Major had testified that he had only driven the grid road about 10 times. But Pilon challenged the idea that Major was not familiar with Grid Road 3083 and where it joins with Highway 16.
As Pilon reminded jurors, Major testified that he travelled that road the day of the crash because he wanted to show his girlfriend, Kimberly Oliverio, the most direct route to the highway.
Major, not the stop sign, was the cause of the crash, Pilon concluded.
"He chose to put four-year-old Brendan on his girlfriend's lap in the front seat, directly in front of the airbag," said Pilon. "He chose not to put Brendan in a three-point harness."
Brendan, 4, died in the crash, alongside his brother Theo, 9.
"He chose not to make sure that anyone was wearing their seatbelt.
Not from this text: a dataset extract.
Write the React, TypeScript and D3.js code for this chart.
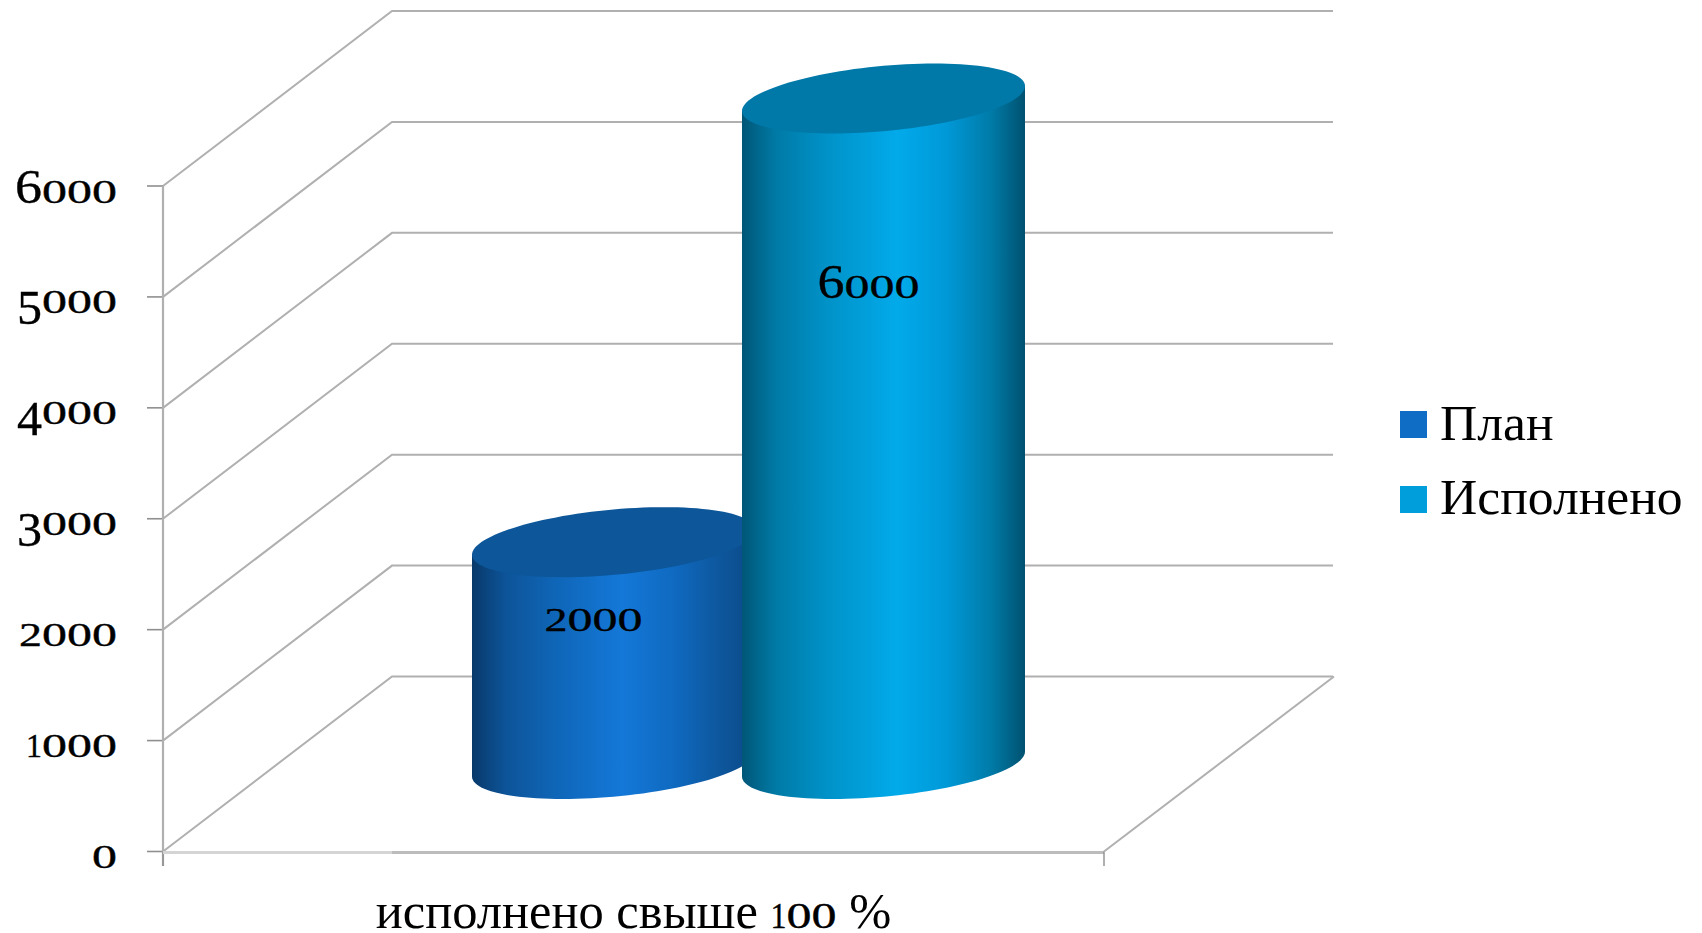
import React from "react";
import * as d3 from "d3";

const seriesNames = ["План", "Исполнено"];
const seriesValues = [2000, 6000];
const labelFractions = [0.6, 0.7];
const labelShift = [-20, -15];
const yTicks = [0, 1000, 2000, 3000, 4000, 5000, 6000];
const categoryWords = ["исполнено свыше ", "100", " %"];
const bodyStops = [
  [[0, "#08396a"], [0.12, "#0d5499"], [0.3, "#0f66b8"], [0.53, "#1478d8"], [0.72, "#0f69bf"], [0.9, "#0d5498"], [1, "#0a4a88"]],
  [[0, "#005676"], [0.12, "#007aa6"], [0.3, "#0092c8"], [0.55, "#02aaea"], [0.72, "#0099d8"], [0.88, "#007ba8"], [1, "#00516f"]],
];
const topColors = ["#0c5699", "#0079a8"];
const swatchColors = ["#106dc6", "#009fdc"];
const digitWidths: Record<string, number> = { "0": 25, "1": 16, "2": 23, "3": 25, "4": 25, "5": 25, "6": 27 };

const W = 1702, H = 933;
const y = d3.scaleLinear().domain([0, 6000]).range([851.5, 186]);
const x = d3.scalePoint<string>().domain(seriesNames).range([613.5, 883.5]);
const frontLeft = 163, frontRight = 1104, depthX = 229, depthY = -175;
const rx = 141.5, slant = -12.5, ry = 32.7, baseY = 764;
const ticks = d3.range(0, 61);

const ell = (cx: number, cy: number, t: number): [number, number] => [
  cx + rx * Math.cos(t),
  cy + slant * Math.cos(t) + ry * Math.sin(t),
];
const line = d3.line();

function digitSpans(s: string, size: number) {
  // old-style figures: 0,1,2 at x-height, 3,4,5 descending, 6 ascending
  let shift = 0;
  return s.split("").map((c, i) => {
    const desc = "345".includes(c);
    const big = desc || c === "6";
    const target = desc ? 11 : 0;
    const dy = target - shift;
    shift = target;
    return (
      <tspan
        key={i}
        dy={dy}
        fontSize={big ? size : size * 0.69}
        textLength={digitWidths[c]}
        lengthAdjust="spacingAndGlyphs"
        stroke="#000"
        strokeWidth={0.35}
      >
        {c}
      </tspan>
    );
  });
}

function OldNum({ s, xPos, yPos, anchor = "end" }: any) {
  return (
    <text x={xPos} y={yPos} textAnchor={anchor} fontFamily="'Liberation Serif'" fill="#000">
      {digitSpans(s, 49)}
    </text>
  );
}

export default function App() {
  const serif = "'Liberation Serif'";
  return (
    <svg width={W} height={H} style={{ position: "fixed", left: 0, top: 0, background: "#fff" }}>
      <defs>
        {seriesNames.map((n, i) => (
          <linearGradient key={n} id={`body${i}`} x1="0" x2="1" y1="0" y2="0">
            {bodyStops[i].map((st: any) => (
              <stop key={st[0]} offset={st[0]} stopColor={st[1]} />
            ))}
          </linearGradient>
        ))}
      </defs>

      {yTicks.map((t) => (
        <g key={t} stroke="#b0b0b0" strokeWidth={2} fill="none">
          <path
            d={line([
              [frontLeft, y(t)],
              [frontLeft + depthX, y(t) + depthY],
              [frontLeft + depthX + (frontRight - frontLeft), y(t) + depthY],
            ])!}
          />
          <line x1={147} x2={frontLeft} y1={y(t)} y2={y(t)} stroke="#8f8f8f" strokeWidth={1.6} />
        </g>
      ))}
      <line x1={frontLeft} x2={frontLeft} y1={y(6000)} y2={866} stroke="#b0b0b0" strokeWidth={2.2} />
      <line x1={frontLeft} x2={frontLeft} y1={y(0)} y2={866} stroke="#8f8f8f" strokeWidth={1.4} />
      <line x1={frontLeft} x2={frontLeft + depthX} y1={y(0) + 1} y2={y(0) + 1} stroke="#d4d4d4" strokeWidth={3} />
      <line x1={frontLeft + depthX} x2={frontRight} y1={y(0) + 1} y2={y(0) + 1} stroke="#bcbcbc" strokeWidth={3} />
      <line x1={frontRight} x2={frontRight} y1={y(0)} y2={866} stroke="#8f8f8f" strokeWidth={1.4} />
      <line
        x1={frontRight}
        x2={frontRight + depthX + 1}
        y1={y(0)}
        y2={y(0) + depthY}
        stroke="#b0b0b0"
        strokeWidth={2}
      />

      {yTicks.map((t) => (
        <OldNum key={t} s={String(t)} xPos={117} yPos={y(t) + 16.5} />
      ))}

      {seriesNames.map((n, i) => {
        const cx = x(n)!;
        const h = y(0) - y(seriesValues[i]);
        const topY = baseY - h;
        const front = ticks.map((k) => ell(cx, baseY, Math.PI - (k / 60) * Math.PI));
        const body: [number, number][] = [ell(cx, topY, Math.PI), ...front, ell(cx, topY, 0)];
        const top = d3.range(0, 121).map((k) => ell(cx, topY, (k / 120) * 2 * Math.PI));
        return (
          <g key={n}>
            <path d={line(body)! + "Z"} fill={`url(#body${i})`} />
            <path d={line(top)! + "Z"} fill={topColors[i]} />
          </g>
        );
      })}

      {seriesNames.map((n, i) => (
        <OldNum
          key={n}
          s={String(seriesValues[i])}
          xPos={x(n)! + labelShift[i]}
          yPos={baseY - (y(0) - y(seriesValues[i])) * labelFractions[i]}
          anchor="middle"
        />
      ))}

      {seriesNames.map((n, i) => (
        <g key={n}>
          <rect x={1400} y={411 + i * 75} width={27} height={27} fill={swatchColors[i]} />
          <text x={1440} y={440 + i * 74} fontFamily={serif} fontSize={51.6} fill="#000">
            {n}
          </text>
        </g>
      ))}

      <text x={633.5} y={928} textAnchor="middle" fontFamily={serif} fontSize={50.5} fill="#000">
        <tspan>{categoryWords[0]}</tspan>
        {digitSpans(categoryWords[1], 52)}
        <tspan>{categoryWords[2]}</tspan>
      </text>
    </svg>
  );
}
He chose to drive in excess of the speed limit," Pilon said of Major.
"He chose to do all of these things at the exact same time while driving in the dark, on the slippery grid road covered in snow and ice."
Jury to begin deliberations Thursday
Major's family sat in the public gallery Wednesday, as it has throughout the trial.
But making his first appearance in the courtroom on Wednesday, shifting occasionally in his seat, was the one son — now seven years old — who survived the crash.
Justice Mona Dovell will give the jury — seven men and five women — their instructions Thursday morning.
Dangerous driving causing death comes with a maximum prison term of 14 years, while criminal negligence causing death could mean life imprisonment for Major.